#### [Material for this exercise]
──────────

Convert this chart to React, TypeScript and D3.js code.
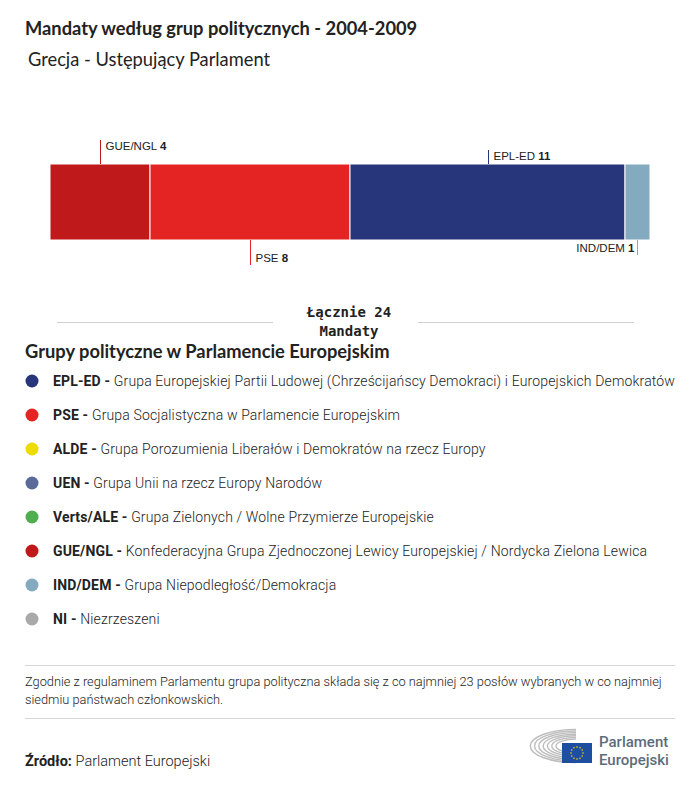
import { useEffect, useRef } from "react"
import * as d3 from "d3"

// Seats per group, in bar order (left to right)
const barGroups = ["GUE/NGL", "PSE", "EPL-ED", "IND/DEM"]
const barSeats = [4, 8, 11, 1]
const barColors = ["#c0191c", "#e42422", "#27357a", "#84aabf"]

// Legend
const legendCodes = ["EPL-ED", "PSE", "ALDE", "UEN", "Verts/ALE", "GUE/NGL", "IND/DEM", "NI"]
const legendNames = [
  "Grupa Europejskiej Partii Ludowej (Chrześcijańscy Demokraci) i Europejskich Demokratów",
  "Grupa Socjalistyczna w Parlamencie Europejskim",
  "Grupa Porozumienia Liberałów i Demokratów na rzecz Europy",
  "Grupa Unii na rzecz Europy Narodów",
  "Grupa Zielonych / Wolne Przymierze Europejskie",
  "Konfederacyjna Grupa Zjednoczonej Lewicy Europejskiej / Nordycka Zielona Lewica",
  "Grupa Niepodległość/Demokracja",
  "Niezrzeszeni",
]
const legendColors = ["#27357a", "#e42422", "#eedc00", "#5a6a99", "#4fae4f", "#c0191c", "#84aabf", "#a9a9a9"]

const FONT = "Lato, 'Open Sans', sans-serif"
const LEG_FONT = "Roboto, 'Noto Sans', sans-serif"

export default function App() {
  const svgRef = useRef<SVGSVGElement>(null)

  useEffect(() => {
    if (!svgRef.current) return
    const svg = d3.select(svgRef.current)
    svg.selectAll("*").remove()

    const total = d3.sum(barSeats)

    // Titles
    svg.append("text").attr("x", 25).attr("y", 35).attr("font-family", FONT)
      .attr("font-weight", 700).attr("font-size", 18.3).attr("fill", "#222")
      .text("Mandaty według grup politycznych - 2004-2009")
    svg.append("text").attr("x", 28).attr("y", 66).attr("font-family", FONT)
      .attr("font-weight", 400).attr("font-size", 18.3).attr("fill", "#222")
      .text("Grecja - Ustępujący Parlament")

    // Stacked bar
    const x = d3.scaleLinear().domain([0, total]).range([50, 650])
    const barTop = 164
    const barBottom = 240
    const starts = d3.cumsum([0, ...barSeats])

    const g = svg.append("g")
    g.selectAll("rect")
      .data(barSeats)
      .enter()
      .append("rect")
      .attr("x", (_, i) => x(starts[i]))
      .attr("y", barTop)
      .attr("width", (d) => x(d) - x(0))
      .attr("height", barBottom - barTop)
      .attr("fill", (_, i) => barColors[i])
      .attr("stroke", "#fff")
      .attr("stroke-width", 1)

    // Callout labels alternate above / below with two lengths
    const callouts = [
      { above: true, len: 24 },
      { above: false, len: 25 },
      { above: true, len: 14 },
      { above: false, len: 15 },
    ]
    barSeats.forEach((d, i) => {
      const cx = Math.round(x(starts[i] + d / 2)) + 0.5
      const c = callouts[i]
      const y1 = c.above ? barTop : barBottom
      const y2 = c.above ? barTop - c.len : barBottom + c.len
      g.append("line").attr("x1", cx).attr("x2", cx).attr("y1", y1).attr("y2", y2)
        .attr("stroke", barColors[i]).attr("stroke-width", 1)
      const lastRight = i === barSeats.length - 1
      const t = g.append("text")
        .attr("x", lastRight ? cx - 3 : cx + 5)
        .attr("y", c.above ? y2 + 10 : y2 - 3)
        .attr("text-anchor", lastRight ? "end" : "start")
        .attr("font-family", "'Liberation Sans', Arial, sans-serif")
        .attr("font-size", 11.5).attr("fill", "#222")
      t.append("tspan").text(barGroups[i] + " ")
      t.append("tspan").attr("font-weight", 700).text(d)
    })

    // Total
    svg.append("line").attr("x1", 57).attr("x2", 273).attr("y1", 322.5).attr("y2", 322.5)
      .attr("stroke", "#d0d0d0")
    svg.append("line").attr("x1", 418).attr("x2", 634).attr("y1", 322.5).attr("y2", 322.5)
      .attr("stroke", "#d0d0d0")
    const tot = svg.append("text").attr("text-anchor", "middle")
      .attr("font-family", "'DejaVu Sans Mono', monospace").attr("font-weight", 700)
      .attr("font-size", 14).attr("fill", "#222")
    tot.append("tspan").attr("x", 349).attr("y", 317).text(`Łącznie ${total}`)
    tot.append("tspan").attr("x", 349).attr("y", 336).text("Mandaty")

    // Legend
    svg.append("text").attr("x", 25).attr("y", 358).attr("font-family", FONT)
      .attr("font-weight", 700).attr("font-size", 18.3).attr("fill", "#222")
      .text("Grupy polityczne w Parlamencie Europejskim")

    const ly = d3.scalePoint<number>().domain(d3.range(legendCodes.length)).range([381, 619])
    legendCodes.forEach((code, i) => {
      const y = ly(i) as number
      svg.append("circle").attr("cx", 32).attr("cy", y).attr("r", 6.5).attr("fill", legendColors[i])
      const t = svg.append("text").attr("x", 53).attr("y", y + 5)
        .attr("font-family", LEG_FONT).attr("font-size", 14).attr("fill", "#222")
        .attr("letter-spacing", 0.15)
      t.append("tspan").attr("font-weight", 700).text(code + " - ")
      t.append("tspan").attr("font-weight", 300).text(legendNames[i])
    })

    // Note
    svg.append("line").attr("x1", 25).attr("x2", 675).attr("y1", 665.5).attr("y2", 665.5).attr("stroke", "#d6d6d6")
    const note = svg.append("text").attr("font-family", LEG_FONT).attr("font-size", 12.8)
      .attr("font-weight", 300).attr("fill", "#222")
    note.append("tspan").attr("x", 25).attr("y", 686)
      .text("Zgodnie z regulaminem Parlamentu grupa polityczna składa się z co najmniej 23 posłów wybranych w co najmniej")
    note.append("tspan").attr("x", 25).attr("y", 704).text("siedmiu państwach członkowskich.")
    svg.append("line").attr("x1", 25).attr("x2", 675).attr("y1", 718.5).attr("y2", 718.5).attr("stroke", "#d6d6d6")

    // Source
    const src = svg.append("text").attr("x", 25).attr("y", 766).attr("font-family", LEG_FONT)
      .attr("font-size", 14.5).attr("fill", "#222")
    src.append("tspan").attr("font-weight", 700).text("Źródło: ")
    src.append("tspan").attr("font-weight", 300).text("Parlament Europejski")

    // Logo: hemicycle, flag, name
    const logo = svg.append("g")
    const lcx = 576
    const lcy = 746
    d3.range(7).forEach((k) => {
      const rx = 20 + k * 4.3
      const ry = 7 + k * 1.6
      logo.append("path")
        .attr("d", `M${lcx},${lcy - ry} A${rx},${ry} 0 0 0 ${lcx},${lcy + ry}`)
        .attr("fill", "none").attr("stroke", "#bdbdbd").attr("stroke-width", 1.4)
    })
    logo.append("rect").attr("x", 562).attr("y", 743).attr("width", 30).attr("height", 20).attr("fill", "#1d4ea0")
    d3.range(12).forEach((k) => {
      const a = (k / 12) * Math.PI * 2
      logo.append("circle").attr("cx", 577 + Math.cos(a) * 6).attr("cy", 753 + Math.sin(a) * 6)
        .attr("r", 0.8).attr("fill", "#f5d90a")
    })
    logo.append("text").attr("font-family", LEG_FONT).attr("font-weight", 500)
      .attr("font-size", 15).attr("fill", "#5d6c7c").attr("x", 599).attr("y", 747).text("Parlament")
    logo.append("text").attr("font-family", LEG_FONT).attr("font-weight", 500)
      .attr("font-size", 15).attr("fill", "#5d6c7c").attr("x", 599).attr("y", 765).text("Europejski")
  }, [])

  return (
    <div style={{ position: "absolute", left: 0, top: 0, background: "#fff" }}>
      <svg ref={svgRef} width={700} height={787} style={{ display: "block" }}></svg>
    </div>
  )
}
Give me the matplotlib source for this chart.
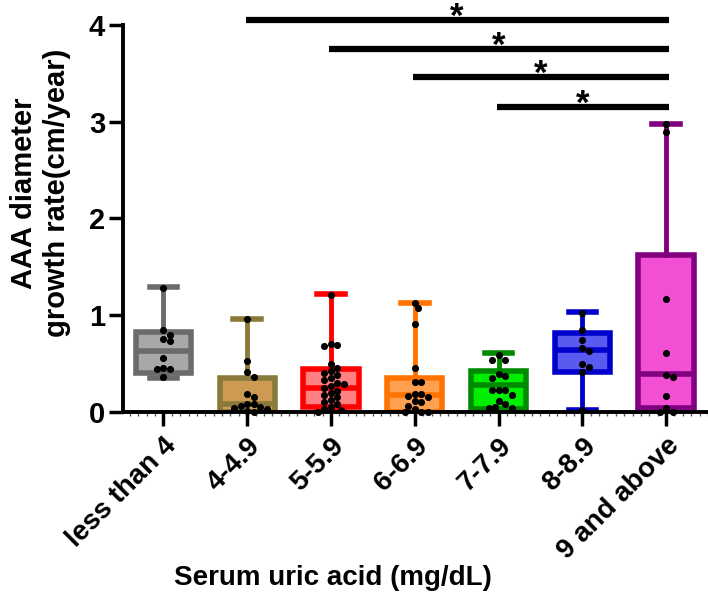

──────────

#### [Work to complete]
Leave out the pictures and transcribe the entries above exactly.

#### [Solution for this exercise]
Convert this chart to React, TypeScript and D3.js code.
import { useEffect, useRef } from "react"
import * as d3 from "d3"

// Seats per group, in bar order (left to right)
const barGroups = ["GUE/NGL", "PSE", "EPL-ED", "IND/DEM"]
const barSeats = [4, 8, 11, 1]
const barColors = ["#c0191c", "#e42422", "#27357a", "#84aabf"]

// Legend
const legendCodes = ["EPL-ED", "PSE", "ALDE", "UEN", "Verts/ALE", "GUE/NGL", "IND/DEM", "NI"]
const legendNames = [
  "Grupa Europejskiej Partii Ludowej (Chrześcijańscy Demokraci) i Europejskich Demokratów",
  "Grupa Socjalistyczna w Parlamencie Europejskim",
  "Grupa Porozumienia Liberałów i Demokratów na rzecz Europy",
  "Grupa Unii na rzecz Europy Narodów",
  "Grupa Zielonych / Wolne Przymierze Europejskie",
  "Konfederacyjna Grupa Zjednoczonej Lewicy Europejskiej / Nordycka Zielona Lewica",
  "Grupa Niepodległość/Demokracja",
  "Niezrzeszeni",
]
const legendColors = ["#27357a", "#e42422", "#eedc00", "#5a6a99", "#4fae4f", "#c0191c", "#84aabf", "#a9a9a9"]

const FONT = "Lato, 'Open Sans', sans-serif"
const LEG_FONT = "Roboto, 'Noto Sans', sans-serif"

export default function App() {
  const svgRef = useRef<SVGSVGElement>(null)

  useEffect(() => {
    if (!svgRef.current) return
    const svg = d3.select(svgRef.current)
    svg.selectAll("*").remove()

    const total = d3.sum(barSeats)

    // Titles
    svg.append("text").attr("x", 25).attr("y", 35).attr("font-family", FONT)
      .attr("font-weight", 700).attr("font-size", 18.3).attr("fill", "#222")
      .text("Mandaty według grup politycznych - 2004-2009")
    svg.append("text").attr("x", 28).attr("y", 66).attr("font-family", FONT)
      .attr("font-weight", 400).attr("font-size", 18.3).attr("fill", "#222")
      .text("Grecja - Ustępujący Parlament")

    // Stacked bar
    const x = d3.scaleLinear().domain([0, total]).range([50, 650])
    const barTop = 164
    const barBottom = 240
    const starts = d3.cumsum([0, ...barSeats])

    const g = svg.append("g")
    g.selectAll("rect")
      .data(barSeats)
      .enter()
      .append("rect")
      .attr("x", (_, i) => x(starts[i]))
      .attr("y", barTop)
      .attr("width", (d) => x(d) - x(0))
      .attr("height", barBottom - barTop)
      .attr("fill", (_, i) => barColors[i])
      .attr("stroke", "#fff")
      .attr("stroke-width", 1)

    // Callout labels alternate above / below with two lengths
    const callouts = [
      { above: true, len: 24 },
      { above: false, len: 25 },
      { above: true, len: 14 },
      { above: false, len: 15 },
    ]
    barSeats.forEach((d, i) => {
      const cx = Math.round(x(starts[i] + d / 2)) + 0.5
      const c = callouts[i]
      const y1 = c.above ? barTop : barBottom
      const y2 = c.above ? barTop - c.len : barBottom + c.len
      g.append("line").attr("x1", cx).attr("x2", cx).attr("y1", y1).attr("y2", y2)
        .attr("stroke", barColors[i]).attr("stroke-width", 1)
      const lastRight = i === barSeats.length - 1
      const t = g.append("text")
        .attr("x", lastRight ? cx - 3 : cx + 5)
        .attr("y", c.above ? y2 + 10 : y2 - 3)
        .attr("text-anchor", lastRight ? "end" : "start")
        .attr("font-family", "'Liberation Sans', Arial, sans-serif")
        .attr("font-size", 11.5).attr("fill", "#222")
      t.append("tspan").text(barGroups[i] + " ")
      t.append("tspan").attr("font-weight", 700).text(d)
    })

    // Total
    svg.append("line").attr("x1", 57).attr("x2", 273).attr("y1", 322.5).attr("y2", 322.5)
      .attr("stroke", "#d0d0d0")
    svg.append("line").attr("x1", 418).attr("x2", 634).attr("y1", 322.5).attr("y2", 322.5)
      .attr("stroke", "#d0d0d0")
    const tot = svg.append("text").attr("text-anchor", "middle")
      .attr("font-family", "'DejaVu Sans Mono', monospace").attr("font-weight", 700)
      .attr("font-size", 14).attr("fill", "#222")
    tot.append("tspan").attr("x", 349).attr("y", 317).text(`Łącznie ${total}`)
    tot.append("tspan").attr("x", 349).attr("y", 336).text("Mandaty")

    // Legend
    svg.append("text").attr("x", 25).attr("y", 358).attr("font-family", FONT)
      .attr("font-weight", 700).attr("font-size", 18.3).attr("fill", "#222")
      .text("Grupy polityczne w Parlamencie Europejskim")

    const ly = d3.scalePoint<number>().domain(d3.range(legendCodes.length)).range([381, 619])
    legendCodes.forEach((code, i) => {
      const y = ly(i) as number
      svg.append("circle").attr("cx", 32).attr("cy", y).attr("r", 6.5).attr("fill", legendColors[i])
      const t = svg.append("text").attr("x", 53).attr("y", y + 5)
        .attr("font-family", LEG_FONT).attr("font-size", 14).attr("fill", "#222")
        .attr("letter-spacing", 0.15)
      t.append("tspan").attr("font-weight", 700).text(code + " - ")
      t.append("tspan").attr("font-weight", 300).text(legendNames[i])
    })

    // Note
    svg.append("line").attr("x1", 25).attr("x2", 675).attr("y1", 665.5).attr("y2", 665.5).attr("stroke", "#d6d6d6")
    const note = svg.append("text").attr("font-family", LEG_FONT).attr("font-size", 12.8)
      .attr("font-weight", 300).attr("fill", "#222")
    note.append("tspan").attr("x", 25).attr("y", 686)
      .text("Zgodnie z regulaminem Parlamentu grupa polityczna składa się z co najmniej 23 posłów wybranych w co najmniej")
    note.append("tspan").attr("x", 25).attr("y", 704).text("siedmiu państwach członkowskich.")
    svg.append("line").attr("x1", 25).attr("x2", 675).attr("y1", 718.5).attr("y2", 718.5).attr("stroke", "#d6d6d6")

    // Source
    const src = svg.append("text").attr("x", 25).attr("y", 766).attr("font-family", LEG_FONT)
      .attr("font-size", 14.5).attr("fill", "#222")
    src.append("tspan").attr("font-weight", 700).text("Źródło: ")
    src.append("tspan").attr("font-weight", 300).text("Parlament Europejski")

    // Logo: hemicycle, flag, name
    const logo = svg.append("g")
    const lcx = 576
    const lcy = 746
    d3.range(7).forEach((k) => {
      const rx = 20 + k * 4.3
      const ry = 7 + k * 1.6
      logo.append("path")
        .attr("d", `M${lcx},${lcy - ry} A${rx},${ry} 0 0 0 ${lcx},${lcy + ry}`)
        .attr("fill", "none").attr("stroke", "#bdbdbd").attr("stroke-width", 1.4)
    })
    logo.append("rect").attr("x", 562).attr("y", 743).attr("width", 30).attr("height", 20).attr("fill", "#1d4ea0")
    d3.range(12).forEach((k) => {
      const a = (k / 12) * Math.PI * 2
      logo.append("circle").attr("cx", 577 + Math.cos(a) * 6).attr("cy", 753 + Math.sin(a) * 6)
        .attr("r", 0.8).attr("fill", "#f5d90a")
    })
    logo.append("text").attr("font-family", LEG_FONT).attr("font-weight", 500)
      .attr("font-size", 15).attr("fill", "#5d6c7c").attr("x", 599).attr("y", 747).text("Parlament")
    logo.append("text").attr("font-family", LEG_FONT).attr("font-weight", 500)
      .attr("font-size", 15).attr("fill", "#5d6c7c").attr("x", 599).attr("y", 765).text("Europejski")
  }, [])

  return (
    <div style={{ position: "absolute", left: 0, top: 0, background: "#fff" }}>
      <svg ref={svgRef} width={700} height={787} style={{ display: "block" }}></svg>
    </div>
  )
}
Give me the matplotlib source for this chart.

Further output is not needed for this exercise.